13 Oct Glaciers

“Mille et mille mots
pour désigner la glace
mais une seule fonte
une seule frontière
pour passer
d’un état à l’autre”…
On croyait Bruno Doucey occupé à publier les autres. Il signe pourtant, avec Glaciers, l’un de ses recueils les plus personnels : une traversée du froid, du son et du blanc. Poésie d’écoute, typographie en tension, regard d’enquêteur — un texte qui fait du gel une forme d’attention.
Une architecture claire, un dispositif exigeant
Le volume se déploie en trois mouvements – « La marche lente des glaciers », « Carnet d’une glaciologue », « L’effondrement des sentinelles ». Cette progression du descriptif vers le politique installe une dramaturgie sans pathos : observation, enquête, puis mise en cause des responsabilités humaines. La table elle-même le dit avec sobriété.
La réussite majeure tient au dialogue texte-page. La « typoglace » d’Esther Szac fend, étire, disperse les mots : « El / le / to / m / be », blocs de blancs, descentes verticales qui imitent fractures, rimayes, écoulements. Ici, la forme n’illustre pas : elle pense et ralentit la lecture, obligeant à une écoute active.
Poétique des listes, science des formese
Bruno Doucey pratique l’inventaire comme méthode : lexique de la neige et des glaces, nomenclature des types glaciaires, toponymie des massifs. L’effet n’est pas décoratif : c’est un relevé, presque un protocole de terrain. « Inlandsis… glaciers de cirque… névés… banquises », puis la phrase se plisse : « le glacier ressemble à une page blanche sur la presse du temps ». On tient là le nerf du livre : faire sentir la dynamique (flux, blocages, « freezing ») sans surligner.
Cette précision se prolonge dans le détail chiffré – « 274 531 glaciers » – et dans les mécanismes : albédo, moraines, vidanges brutales (GLOF). La langue épouse la matière ; la pédagogie reste sensible : « Le recul du glacier accélère le recul du glacier », scansion qui mime l’emballement.
Le recueil a un motif envahissant : le son. Onomatopées (« glof »), accumulations (« claquecraquegrincements ») et, surtout, la figure de l’artiste qui « plonge ses hydrophones dans le ventre du glacier Morteratsch ». Cette scène déplace la question du témoignage : ce ne sont pas les hommes qui parlent pour le glacier, c’est le glacier qui parle – et Bruno Doucey tend un micro.
Le texte assume alors une poétique de l’écoute : « le glacier rit, parle, pleure et chante », jusqu’au souffle brisé des fragments « le gla / le gl » qui s’éteignent en bord de page. Ce minimalisme sonore, loin d’un effet, installe une éthique : ne rien forcer, tout capter.

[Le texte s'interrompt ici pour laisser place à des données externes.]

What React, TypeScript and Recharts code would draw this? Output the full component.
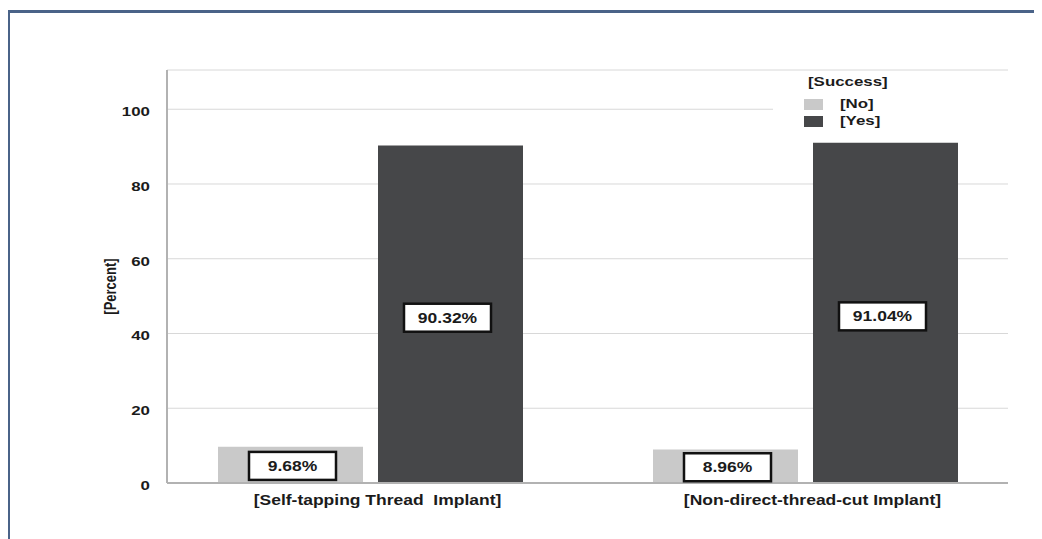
import React from 'react';
import {
  BarChart,
  Bar,
  XAxis,
  YAxis,
  CartesianGrid,
  Legend,
  LabelList,
} from 'recharts';

const categories = ['[Self-tapping Thread  Implant]', '[Non-direct-thread-cut Implant]'];
const noValues = [9.68, 8.96];
const yesValues = [90.32, 91.04];
const yTicks = [0, 20, 40, 60, 80, 100];

const data = categories.map((name, i) => ({ name, no: noValues[i], yes: yesValues[i] }));

// the source picture is stretched sideways, so text is widened to match
const WIDE = 1.25;
const FONT = '"Liberation Sans", Arial, sans-serif';
const INK = '#1b1b1b';

function WideText({ x, y, anchor = 'start', size = 13.5, rotate, children }: any) {
  const rot = rotate ? ` rotate(${rotate})` : '';
  return (
    <g transform={`translate(${x},${y}) scale(${WIDE},1)${rot}`}>
      <text
        x={0}
        y={0}
        textAnchor={anchor}
        fontFamily={FONT}
        fontWeight="bold"
        fontSize={size}
        fill={INK}
        style={{ whiteSpace: 'pre' }}
      >
        {children}
      </text>
    </g>
  );
}

// boxed percentage in the middle of each bar
const valueBox = (dx: number, dy: number) => (props: any) => {
  const { x, y, width, height, value } = props;
  const cx = x + width / 2 + dx;
  const cy = y + height / 2 + dy;
  const w = 87;
  const h = 28;
  return (
    <g>
      <rect x={cx - w / 2} y={cy - h / 2} width={w} height={h} fill="#fff" stroke="#111" strokeWidth={2.5} />
      <WideText x={cx} y={cy + 5} anchor="middle" size={14}>
        {`${Number(value).toFixed(2)}%`}
      </WideText>
    </g>
  );
};

const wide: React.CSSProperties = {
  position: 'absolute',
  display: 'inline-block',
  transform: `scaleX(${WIDE})`,
  transformOrigin: 'left center',
  fontFamily: FONT,
  fontWeight: 'bold',
  fontSize: 13.5,
  color: INK,
  lineHeight: '16px',
  whiteSpace: 'nowrap',
};

function LegendBox({ payload }: any) {
  return (
    <div style={{ position: 'relative', width: '100%', height: '100%' }}>
      <span style={{ ...wide, left: 35, top: 0 }}>[Success]</span>
      {(payload || []).map((item: any, i: number) => (
        <React.Fragment key={i}>
          <div
            style={{
              position: 'absolute',
              left: 31,
              top: 25 + i * 17,
              width: 19,
              height: 11,
              background: item.color,
            }}
          />
          <span style={{ ...wide, left: 67, top: 22 + i * 17 }}>{item.value}</span>
        </React.Fragment>
      ))}
    </div>
  );
}

export default function App() {
  return (
    <div style={{ position: 'relative', width: 1034, height: 531 }}>
      <div style={{ position: 'absolute', left: -1, top: 2, width: 1035, height: 3, background: '#4a6388' }} />
      <div style={{ position: 'absolute', left: -1, top: 2, width: 3, height: 529, background: '#4a6388' }} />
      <div style={{ position: 'absolute', left: 0, top: 0 }}>
        <BarChart
          width={1034}
          height={531}
          data={data}
          margin={{ top: 62, right: 34, left: 99, bottom: 26 }}
          barSize={145}
          barGap={15}
        >
          <CartesianGrid vertical={false} stroke="#d8d8d8" />
          <XAxis
            dataKey="name"
            height={30}
            padding={{ left: -14, right: -15 }}
            axisLine={{ stroke: '#b2b2b2', strokeWidth: 2 }}
            tickLine={false}
            tickSize={0}
            tickMargin={12}
            tick={(p: any) => (
              <WideText x={p.x + 7} y={p.y + 10} anchor="middle" size={14}>
                {p.payload.value}
              </WideText>
            )}
          />
          <YAxis
            width={60}
            domain={[0, 110.5]}
            ticks={yTicks}
            axisLine={{ stroke: '#b2b2b2', strokeWidth: 2 }}
            tickLine={false}
            tickSize={0}
            tickMargin={17}
            tick={(p: any) => (
              <WideText x={p.x} y={p.y + 7} anchor="end" size={13.5}>
                {p.payload.value}
              </WideText>
            )}
            label={(p: any) => {
              const vb = p.viewBox;
              return (
                <WideText x={vb.x + 9} y={vb.y + vb.height / 2 + 10} anchor="middle" size={13} rotate={-90}>
                  [Percent]
                </WideText>
              );
            }}
          />
          <Legend
            layout="horizontal"
            verticalAlign="middle"
            align="center"
            wrapperStyle={{ position: 'absolute', left: 765, top: 66, width: 235, height: 66, background: '#fff' }}
            content={(p: any) => <LegendBox payload={p.payload} />}
          />
          <Bar dataKey="no" name="[No]" fill="#c9c9c9" isAnimationActive={false}>
            <LabelList dataKey="no" content={valueBox(2, 1)} />
          </Bar>
          <Bar dataKey="yes" name="[Yes]" fill="#464749" isAnimationActive={false}>
            <LabelList dataKey="yes" content={valueBox(-3, 3.5)} />
          </Bar>
        </BarChart>
      </div>
    </div>
  );
}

Polyphonie : carnet, histoire, manifeste
Le segment central – « Carnet d’une glaciologue » – ancre l’ensemble dans une temporalité datée : Terre Adélie, forages, carottages, figures de chercheuses comme Heïdi Sevestre. Le « je » scientifique, ses gestes, ses doutes, donnent corps aux enjeux : ce sont des strates, des bulles d’air, des mesures. L’écriture reste vive, sans jargon inutile.
Dans le dernier mouvement, la polyphonie devient chœur : listes de glaciers nommés (Aletsch, Argentière, Mer de Glace…), hypothèse des +1,5 °C et +2 °C, adieux aux tropiques. La parole hésite entre élégie et bulletin d’alerte. L’adresse collective – « nous, glaciers… », revendiquant des droits – assume un tournant performatif : le texte s’autorise à peser sur le monde. Ce pourrait être lourd ; cela tient parce que c’est d’abord informé et incarné.
Glaciers tient sa promesse : un livre de terrain, d’oreille et d’œil, où la poésie s’astreint au réel sans perdre l’élan. Le projet est contemporain au meilleur sens : il fabrique des formes pour dire la crise, plutôt qu’il n’ajoute du bruit à la catastrophe. On referme avec l’impression d’avoir approché une « langue du froid » – et d’avoir appris à l’écouter.